The employee exit interview is an opportunity to receive feedback on the employee’s role, experience, and the company as a whole. So, exit interview questions may vary depending on the information you want to learn. 

Examples of what to ask in an exit interview include:

  • What led to your decision to leave the company?
  • What is some feedback you would like to give regarding management?
  • How can the company improve?
  • Do you feel that you received adequate, beneficial training and development?
  • Can you tell me about a time when you felt proud of your work?
  • How accurately was your job explained to you before you were hired?
  • Was the workload reasonable or unreasonable for your position, and why or why not?

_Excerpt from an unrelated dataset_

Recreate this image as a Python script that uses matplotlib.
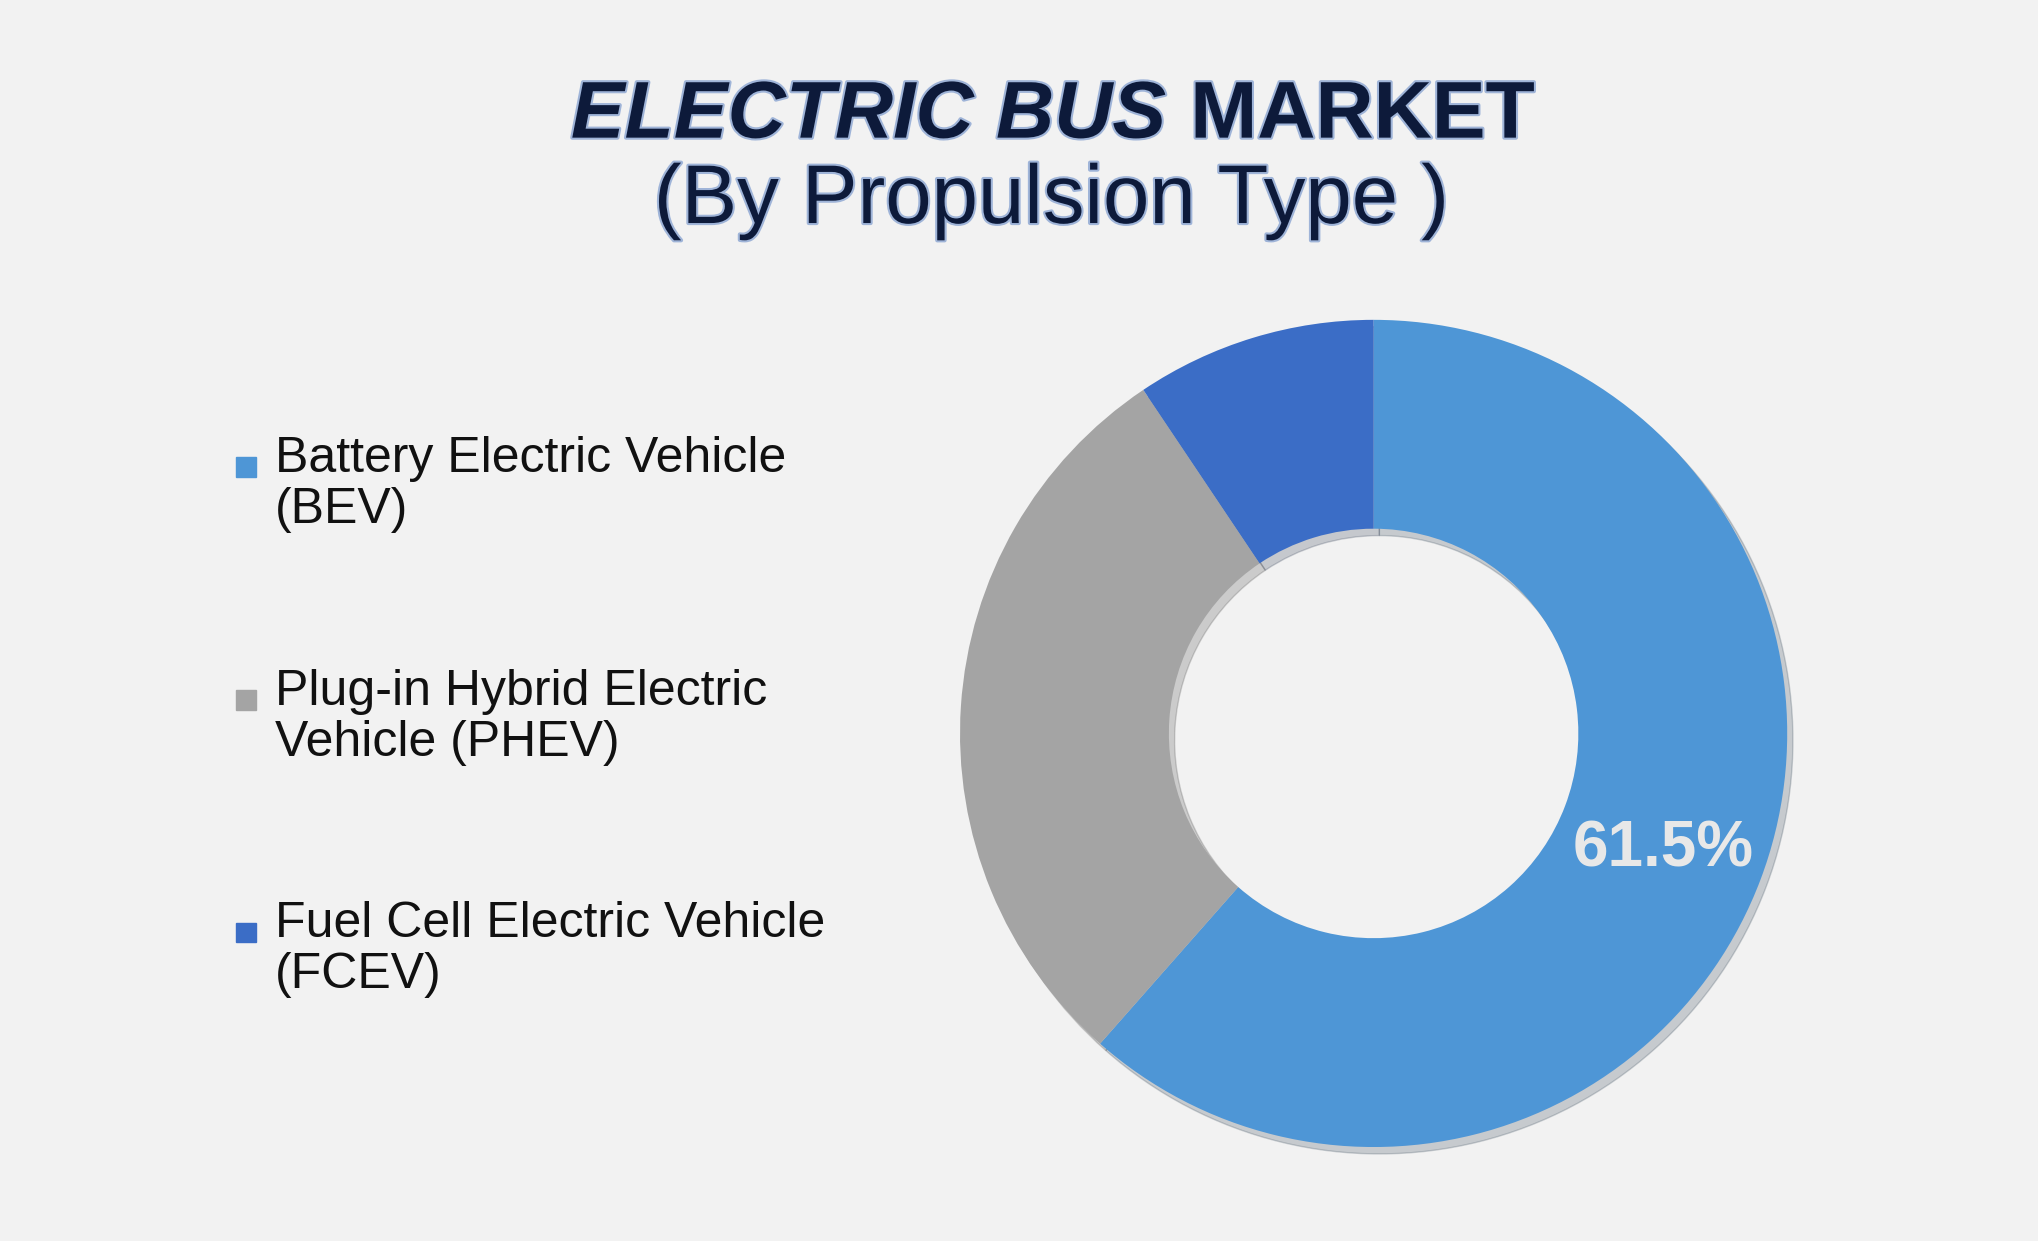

Pay careful attention to the answers the employee gives. And, ask if you can share the feedback with the appropriate parties. After all, the exit interview should be a confidential meeting. 

6. Review the feedback

After the exit interview, take time to sit and review the information the employee gave. Use the feedback to consider ways you can improve. 

Did the employee identify work that was not included in the job description that you can add for future listings? How can you use the information to improve training for current employees? Was there specific feedback regarding management or the company’s culture? Ask yourself these types of questions to identify how your business can improve. 

After reviewing the feedback (especially if you did not conduct the interview), it’s time for the final step…

7. Discuss feedback with the appropriate parties

When employees leave your business, you can share the employee’s feedback with management, if the employee gives permission. You can use the feedback to address any concerns the employee had regarding their supervision or management. 

And, you may choose to discuss the feedback with your management team to create new practices or change up employee training. 

Even if you do not discuss the specifics in the employee exit interview, you may discuss ways to build upon what you learned. For example, an employee may say that they felt they did not train frequently enough. So, you use that feedback to work with management to work in more training opportunities for employees.